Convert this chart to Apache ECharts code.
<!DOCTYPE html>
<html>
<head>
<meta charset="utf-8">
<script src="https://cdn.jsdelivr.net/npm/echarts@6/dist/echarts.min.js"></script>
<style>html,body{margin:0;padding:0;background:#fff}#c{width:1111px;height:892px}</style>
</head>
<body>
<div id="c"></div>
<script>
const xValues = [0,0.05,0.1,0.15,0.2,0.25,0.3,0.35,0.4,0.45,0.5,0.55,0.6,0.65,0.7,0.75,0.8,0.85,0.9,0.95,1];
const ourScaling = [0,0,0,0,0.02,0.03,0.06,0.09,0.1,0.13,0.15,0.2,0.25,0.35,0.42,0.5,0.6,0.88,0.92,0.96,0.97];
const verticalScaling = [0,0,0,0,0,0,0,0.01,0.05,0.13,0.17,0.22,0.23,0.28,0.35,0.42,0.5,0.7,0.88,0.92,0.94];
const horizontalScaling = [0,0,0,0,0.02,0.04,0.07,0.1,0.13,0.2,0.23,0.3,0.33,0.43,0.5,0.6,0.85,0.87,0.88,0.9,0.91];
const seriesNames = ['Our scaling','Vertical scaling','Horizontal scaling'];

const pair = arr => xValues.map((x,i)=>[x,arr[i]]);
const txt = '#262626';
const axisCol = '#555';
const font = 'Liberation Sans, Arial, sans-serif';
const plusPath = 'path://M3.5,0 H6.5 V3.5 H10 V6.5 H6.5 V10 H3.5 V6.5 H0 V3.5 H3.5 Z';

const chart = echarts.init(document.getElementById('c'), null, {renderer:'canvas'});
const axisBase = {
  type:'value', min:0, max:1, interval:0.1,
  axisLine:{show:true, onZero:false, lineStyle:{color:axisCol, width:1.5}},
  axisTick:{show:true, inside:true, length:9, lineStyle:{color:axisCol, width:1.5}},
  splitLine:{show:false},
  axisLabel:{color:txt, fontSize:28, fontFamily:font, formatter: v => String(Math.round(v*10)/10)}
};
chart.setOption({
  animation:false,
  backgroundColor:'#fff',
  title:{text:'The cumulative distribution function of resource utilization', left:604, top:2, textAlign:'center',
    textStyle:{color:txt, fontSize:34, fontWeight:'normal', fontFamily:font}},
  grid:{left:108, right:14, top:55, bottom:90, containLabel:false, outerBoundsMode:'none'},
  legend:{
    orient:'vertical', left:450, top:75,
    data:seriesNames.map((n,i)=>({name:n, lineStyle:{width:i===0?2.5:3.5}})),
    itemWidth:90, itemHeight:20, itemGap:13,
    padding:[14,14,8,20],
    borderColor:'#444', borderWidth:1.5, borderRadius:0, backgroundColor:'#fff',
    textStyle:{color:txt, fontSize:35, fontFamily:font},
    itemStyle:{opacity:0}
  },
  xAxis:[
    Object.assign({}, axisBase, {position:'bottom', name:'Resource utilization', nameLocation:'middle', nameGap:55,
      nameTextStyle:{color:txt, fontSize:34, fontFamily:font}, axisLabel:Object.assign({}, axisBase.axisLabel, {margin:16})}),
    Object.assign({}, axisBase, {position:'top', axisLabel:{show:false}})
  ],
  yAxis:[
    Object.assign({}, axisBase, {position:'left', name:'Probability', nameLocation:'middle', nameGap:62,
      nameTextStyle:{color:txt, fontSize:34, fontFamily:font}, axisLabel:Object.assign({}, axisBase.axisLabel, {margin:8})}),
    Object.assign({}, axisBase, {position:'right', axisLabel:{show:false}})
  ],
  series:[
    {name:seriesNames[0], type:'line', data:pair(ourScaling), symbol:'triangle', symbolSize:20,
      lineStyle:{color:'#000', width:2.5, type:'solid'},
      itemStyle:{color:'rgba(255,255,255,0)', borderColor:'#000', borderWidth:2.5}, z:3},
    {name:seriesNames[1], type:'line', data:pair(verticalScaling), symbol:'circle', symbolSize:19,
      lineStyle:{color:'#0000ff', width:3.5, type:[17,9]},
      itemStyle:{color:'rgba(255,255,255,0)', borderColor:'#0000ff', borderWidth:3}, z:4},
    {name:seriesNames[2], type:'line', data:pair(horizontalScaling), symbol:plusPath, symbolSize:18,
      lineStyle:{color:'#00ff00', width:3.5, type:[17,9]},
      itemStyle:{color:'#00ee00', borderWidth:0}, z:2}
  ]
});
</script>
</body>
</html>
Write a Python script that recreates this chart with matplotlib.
------------------------------------------------------------
PROMPT
Copy out the whole listing exactly as written.

FINAL ANSWER
Convert this chart to Apache ECharts code.
<!DOCTYPE html>
<html>
<head>
<meta charset="utf-8">
<script src="https://cdn.jsdelivr.net/npm/echarts@6/dist/echarts.min.js"></script>
<style>html,body{margin:0;padding:0;background:#fff}#c{width:1111px;height:892px}</style>
</head>
<body>
<div id="c"></div>
<script>
const xValues = [0,0.05,0.1,0.15,0.2,0.25,0.3,0.35,0.4,0.45,0.5,0.55,0.6,0.65,0.7,0.75,0.8,0.85,0.9,0.95,1];
const ourScaling = [0,0,0,0,0.02,0.03,0.06,0.09,0.1,0.13,0.15,0.2,0.25,0.35,0.42,0.5,0.6,0.88,0.92,0.96,0.97];
const verticalScaling = [0,0,0,0,0,0,0,0.01,0.05,0.13,0.17,0.22,0.23,0.28,0.35,0.42,0.5,0.7,0.88,0.92,0.94];
const horizontalScaling = [0,0,0,0,0.02,0.04,0.07,0.1,0.13,0.2,0.23,0.3,0.33,0.43,0.5,0.6,0.85,0.87,0.88,0.9,0.91];
const seriesNames = ['Our scaling','Vertical scaling','Horizontal scaling'];

const pair = arr => xValues.map((x,i)=>[x,arr[i]]);
const txt = '#262626';
const axisCol = '#555';
const font = 'Liberation Sans, Arial, sans-serif';
const plusPath = 'path://M3.5,0 H6.5 V3.5 H10 V6.5 H6.5 V10 H3.5 V6.5 H0 V3.5 H3.5 Z';

const chart = echarts.init(document.getElementById('c'), null, {renderer:'canvas'});
const axisBase = {
  type:'value', min:0, max:1, interval:0.1,
  axisLine:{show:true, onZero:false, lineStyle:{color:axisCol, width:1.5}},
  axisTick:{show:true, inside:true, length:9, lineStyle:{color:axisCol, width:1.5}},
  splitLine:{show:false},
  axisLabel:{color:txt, fontSize:28, fontFamily:font, formatter: v => String(Math.round(v*10)/10)}
};
chart.setOption({
  animation:false,
  backgroundColor:'#fff',
  title:{text:'The cumulative distribution function of resource utilization', left:604, top:2, textAlign:'center',
    textStyle:{color:txt, fontSize:34, fontWeight:'normal', fontFamily:font}},
  grid:{left:108, right:14, top:55, bottom:90, containLabel:false, outerBoundsMode:'none'},
  legend:{
    orient:'vertical', left:450, top:75,
    data:seriesNames.map((n,i)=>({name:n, lineStyle:{width:i===0?2.5:3.5}})),
    itemWidth:90, itemHeight:20, itemGap:13,
    padding:[14,14,8,20],
    borderColor:'#444', borderWidth:1.5, borderRadius:0, backgroundColor:'#fff',
    textStyle:{color:txt, fontSize:35, fontFamily:font},
    itemStyle:{opacity:0}
  },
  xAxis:[
    Object.assign({}, axisBase, {position:'bottom', name:'Resource utilization', nameLocation:'middle', nameGap:55,
      nameTextStyle:{color:txt, fontSize:34, fontFamily:font}, axisLabel:Object.assign({}, axisBase.axisLabel, {margin:16})}),
    Object.assign({}, axisBase, {position:'top', axisLabel:{show:false}})
  ],
  yAxis:[
    Object.assign({}, axisBase, {position:'left', name:'Probability', nameLocation:'middle', nameGap:62,
      nameTextStyle:{color:txt, fontSize:34, fontFamily:font}, axisLabel:Object.assign({}, axisBase.axisLabel, {margin:8})}),
    Object.assign({}, axisBase, {position:'right', axisLabel:{show:false}})
  ],
  series:[
    {name:seriesNames[0], type:'line', data:pair(ourScaling), symbol:'triangle', symbolSize:20,
      lineStyle:{color:'#000', width:2.5, type:'solid'},
      itemStyle:{color:'rgba(255,255,255,0)', borderColor:'#000', borderWidth:2.5}, z:3},
    {name:seriesNames[1], type:'line', data:pair(verticalScaling), symbol:'circle', symbolSize:19,
      lineStyle:{color:'#0000ff', width:3.5, type:[17,9]},
      itemStyle:{color:'rgba(255,255,255,0)', borderColor:'#0000ff', borderWidth:3}, z:4},
    {name:seriesNames[2], type:'line', data:pair(horizontalScaling), symbol:plusPath, symbolSize:18,
      lineStyle:{color:'#00ff00', width:3.5, type:[17,9]},
      itemStyle:{color:'#00ee00', borderWidth:0}, z:2}
  ]
});
</script>
</body>
</html>
Write a Python script that recreates this chart with matplotlib.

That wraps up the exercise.